As the intelligence report shows, the U.S. maintains a significant presence in the Saudi operations center. It also sells munitions and aircraft to the coalition and provides maintenance, training, targeting assistance, and mid-air refueling for fighter jets carrying out bombing runs.

Last week a large Saudi crude oil carrier was allegedly hit by a rocket while sailing through the Red Sea’s Bab al-Mandeb strait. The Saudis allege that Houthi forces did it and try to sell it as a reason to hit Hodeidah. The Houthi have no navy. Hodeidah is some 300 kilometer north of the straits and the coast next to it is under UAE control.

Nevertheless the Saudis stopped their tankers from passing through the Red Sea. Not because of the potential danger, but to increase pressure on the United States, Britain and others to help to invade Hodeidah:

Analysts say Saudi Arabia is trying to encourage its Western allies to take more seriously the danger posed by the Houthis and step up support for its war in Yemen, where thousands of air strikes and a limited ground operation have produced only modest results while deepening the world’s worst humanitarian crisis.

The suspension of Saudi shipments – with the implied threat of higher oil prices – may also be aimed at pressuring European allies, who have continued to support the nuclear deal with Iran following the U.S. withdrawal in May, to take a stronger stance against Tehran’s ballistic missiles program and support for armed groups across the region.

There was no official confirmation that the move was coordinated with Washington but one analyst said it would be astonishing if it were not, given the strategic alliance between the two countries.

After the Saudi ship was hit the British government sent 20 British Special Forces to an unnamed “Red Sea Port” and dispatched a frigate to the area.

The Saudi claims, that Iran is involved in the war and is smuggling ballistic missiles through Hodeidah to the Houthi, is false. All larger ships going to Hodeidah get searched and inspected. The Houthi may receive some material support smuggled from Oman through the Saudi coalition lines but that is clearly not big stuff or in a decisive amount. The biggest source of weapons and ammunition they use comes from raids on the Saudi coalitions’ supplies or are bought from Saudi proxy forces.

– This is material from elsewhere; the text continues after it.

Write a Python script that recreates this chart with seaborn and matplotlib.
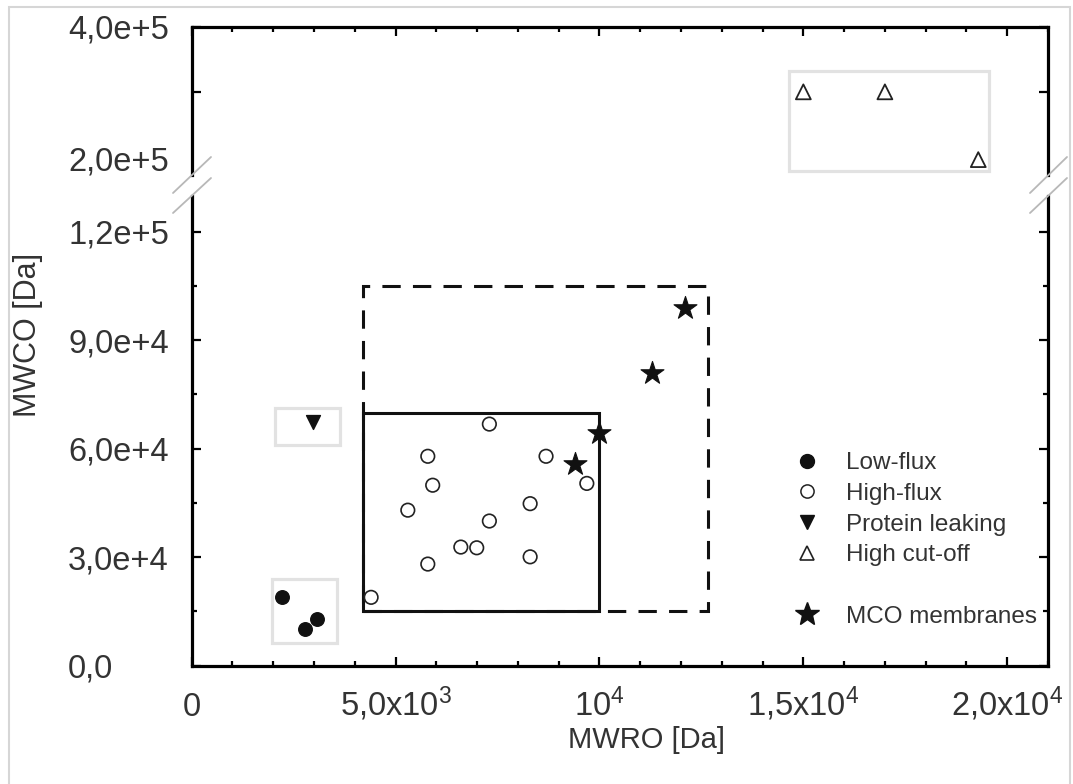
import matplotlib
matplotlib.use("Agg")
import matplotlib.pyplot as plt
import seaborn as sns
import numpy as np
import pandas as pd
from matplotlib.lines import Line2D
from matplotlib.patches import Rectangle
from matplotlib.ticker import MultipleLocator, FixedLocator

# ---------------- data ----------------
low_flux_x = [2210, 2780, 3070]
low_flux_y = [18900, 10100, 12900]

high_flux_x = [7300, 5790, 8690, 5910, 9690, 5300, 8300, 7300, 6600, 6990, 8300, 5790, 4400]
high_flux_y = [66800, 57900, 57900, 49900, 50400, 43000, 44800, 40000, 32800, 32600, 30100, 28100, 18900]

protein_x = [2970]
protein_y = [67500]

cutoff_x = [15000, 17000, 19290]
cutoff_y = [301000, 301000, 198000]

mco_x = [12110, 11300, 9990, 9400]
mco_y = [98800, 80800, 64200, 55900]

series_labels = ["Low-flux", "High-flux", "Protein leaking", "High cut-off", "MCO membranes"]

# group frames: (x0, x1, y0, y1)
box_low = (1970, 3560, 6200, 23900)
box_protein = (2040, 3640, 61000, 71200)
box_cutoff = (14650, 19560, 181000, 333000)
box_solid = (4200, 10000, 15000, 70000)
box_dashed = (4200, 12650, 15000, 105000)

x_ticks = [0, 5000, 10000, 15000, 20000]
x_ticklabels = [r"$\mathregular{0}$", r"$\mathregular{5{,}0x10^{3}}$", r"$\mathregular{10^{4}}$",
                r"$\mathregular{1{,}5x10^{4}}$", r"$\mathregular{2{,}0x10^{4}}$"]
y_ticks_low = [0, 30000, 60000, 90000, 120000]
y_ticklabels_low = ["0,0", "3,0e+4", "6,0e+4", "9,0e+4", "1,2e+5"]
y_ticks_up = [200000, 300000, 400000]
y_ticklabels_up = ["2,0e+5", "", "4,0e+5"]

x_label = "MWRO [Da]"
y_label = "MWCO [Da]"

# ---------------- style ----------------
sns.set_theme(style="white")
plt.rcParams["font.family"] = ["Liberation Sans", "DejaVu Sans"]
plt.rcParams["mathtext.fontset"] = "custom"
plt.rcParams["mathtext.rm"] = "Liberation Sans"
TXT = "#333333"
INK = "#111111"
FRAME = "#e2e2e2"

W, H = 1073, 784
fig = plt.figure(figsize=(W / 100, H / 100), dpi=100)
fig.patch.set_facecolor("white")

L, R = 191.7, 1048.0
lo_bot, lo_top = 665.7, 195.5
up_bot, up_top = 174.75, 26.7

ax_lo = fig.add_axes([L / W, 1 - lo_bot / H, (R - L) / W, (lo_bot - lo_top) / H])
ax_up = fig.add_axes([L / W, 1 - up_bot / H, (R - L) / W, (up_bot - up_top) / H])

for ax in (ax_lo, ax_up):
    ax.set_xlim(0, 21000)
    ax.set_facecolor("white")
    for s in ax.spines.values():
        s.set_linewidth(2.3)
        s.set_color("black")
    ax.xaxis.set_major_locator(FixedLocator(x_ticks))
    ax.xaxis.set_minor_locator(MultipleLocator(1000))
    ax.tick_params(which="major", direction="in", length=6.5, width=1.6, color="black",
                   labelsize=23.5, labelcolor=TXT)
    ax.tick_params(which="minor", direction="in", length=3.8, width=1.6, color="black")

ax_lo.set_ylim(0, 130000)
ax_up.set_ylim(175000, 400000)
ax_lo.spines["top"].set_visible(False)
ax_up.spines["bottom"].set_visible(False)

ax_lo.set_yticks(y_ticks_low)
ax_lo.set_yticklabels(y_ticklabels_low)
ax_lo.yaxis.set_minor_locator(FixedLocator([15000, 45000, 75000, 105000]))
ax_lo.set_xticks(x_ticks)
ax_lo.set_xticklabels(x_ticklabels)
ax_lo.tick_params(axis="x", which="both", bottom=True, top=False, labelbottom=True, pad=36)
ax_lo.tick_params(axis="y", which="both", left=True, right=True, pad=89)

ax_up.set_yticks(y_ticks_up)
ax_up.set_yticklabels(y_ticklabels_up)
ax_up.tick_params(axis="x", which="both", bottom=False, top=True, labelbottom=False, labeltop=False)
ax_up.tick_params(axis="y", which="both", left=True, right=True, pad=89)
for t in (ax_up.yaxis.get_major_ticks()[0],):
    t.tick1line.set_visible(False)
    t.tick2line.set_visible(False)

plt.setp(ax_lo.get_xticklabels(), va="baseline")
plt.setp(ax_lo.get_yticklabels(), ha="left")
plt.setp(ax_up.get_yticklabels(), ha="left")

# ---------------- frames ----------------
def frame(ax, b, **kw):
    ax.add_patch(Rectangle((b[0], b[2]), b[1] - b[0], b[3] - b[2], fill=False, **kw))

frame(ax_lo, box_low, edgecolor=FRAME, lw=2.3, zorder=1)
frame(ax_lo, box_protein, edgecolor=FRAME, lw=2.3, zorder=1)
frame(ax_up, box_cutoff, edgecolor=FRAME, lw=2.3, zorder=1)
frame(ax_lo, box_dashed, edgecolor=INK, lw=2.2, ls=(0, (6, 4)), zorder=2)
frame(ax_lo, box_solid, edgecolor=INK, lw=2.2, zorder=2)

# ---------------- points ----------------
sns.scatterplot(x=low_flux_x, y=low_flux_y, ax=ax_lo, marker="o", s=95, color=INK,
                edgecolor=INK, linewidth=1, legend=False, zorder=4)
sns.scatterplot(x=high_flux_x, y=high_flux_y, ax=ax_lo, marker="o", s=95, color=INK,
                facecolor="none", edgecolor="#222222", linewidth=1.2, legend=False, zorder=4)
sns.scatterplot(x=protein_x, y=protein_y, ax=ax_lo, marker="v", s=100, color=INK,
                edgecolor=INK, linewidth=1, legend=False, zorder=4)
sns.scatterplot(x=mco_x, y=mco_y, ax=ax_lo, marker="*", s=300, color=INK,
                edgecolor=INK, linewidth=0.8, legend=False, zorder=5)
sns.scatterplot(x=cutoff_x, y=cutoff_y, ax=ax_up, marker="^", s=115, color=INK,
                facecolor="none", edgecolor="#222222", linewidth=1.3, legend=False, zorder=4)

# ---------------- axis break marks ----------------
for xs in ((173, 211), (1030, 1067)):
    for (y1, y2) in ((193, 157), (213, 178)):
        fig.add_artist(Line2D([xs[0] / W, xs[1] / W], [1 - y1 / H, 1 - y2 / H],
                              transform=fig.transFigure, color="#b8b8b8", lw=1.3))

# ---------------- labels ----------------
fig.text(646 / W, 1 - 740 / H, x_label, ha="center", va="center", fontsize=21, color=TXT)
fig.text(28 / W, 1 - 335 / H, y_label, ha="center", va="center", rotation=90, fontsize=22, color=TXT)

# ---------------- legend ----------------
handles = [
    Line2D([], [], ls="none", marker="o", markersize=10, color=INK, label=series_labels[0]),
    Line2D([], [], ls="none", marker="o", markersize=9.5, markerfacecolor="none",
           markeredgecolor="#222222", markeredgewidth=1.1, label=series_labels[1]),
    Line2D([], [], ls="none", marker="v", markersize=10.5, color=INK, label=series_labels[2]),
    Line2D([], [], ls="none", marker="^", markersize=9.5, markerfacecolor="none",
           markeredgecolor="#222222", markeredgewidth=1.2, label=series_labels[3]),
    Line2D([], [], ls="none", label=" "),
    Line2D([], [], ls="none", marker="*", markersize=18, color=INK, label=series_labels[4]),
]
leg = ax_lo.legend(handles=handles, loc="upper left", bbox_to_anchor=(796 / W, 1 - 452 / H),
                   bbox_transform=fig.transFigure, frameon=False, fontsize=17.5,
                   handlelength=0.9, handletextpad=1.15, labelspacing=0.36,
                   borderpad=0, borderaxespad=0, labelcolor=TXT)

# ---------------- outer border ----------------
fig.add_artist(Rectangle((9 / W, -0.05), (1070 - 9) / W, 1 - 7 / H + 0.05,
                         transform=fig.transFigure, fill=False, edgecolor="#d6d6d6", lw=1.5))

fig.savefig("out.png", dpi=100, facecolor="white")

Hodeidah is not relevant for smuggling but it is the lifeline for Yemen’s besieged northern highlands. More than 10 million lives depend on the food that comes through the port. If the Houthi lose control over the port, to the UN or the Saudi coalition, their people will starve and they will lose the war.

The plan behind the current Saudi tactic of bombing Hodeidah’s water supplies and markets is to push the population out of city to make it easier to attack and occupy it. It city is the Houthi’s jugular and the Saudis want to go for it.

The U.S. and other “western” military and governments know this. If they allow the Saudi coalition to take the port they will be complicit in the genocidal famine that will follow.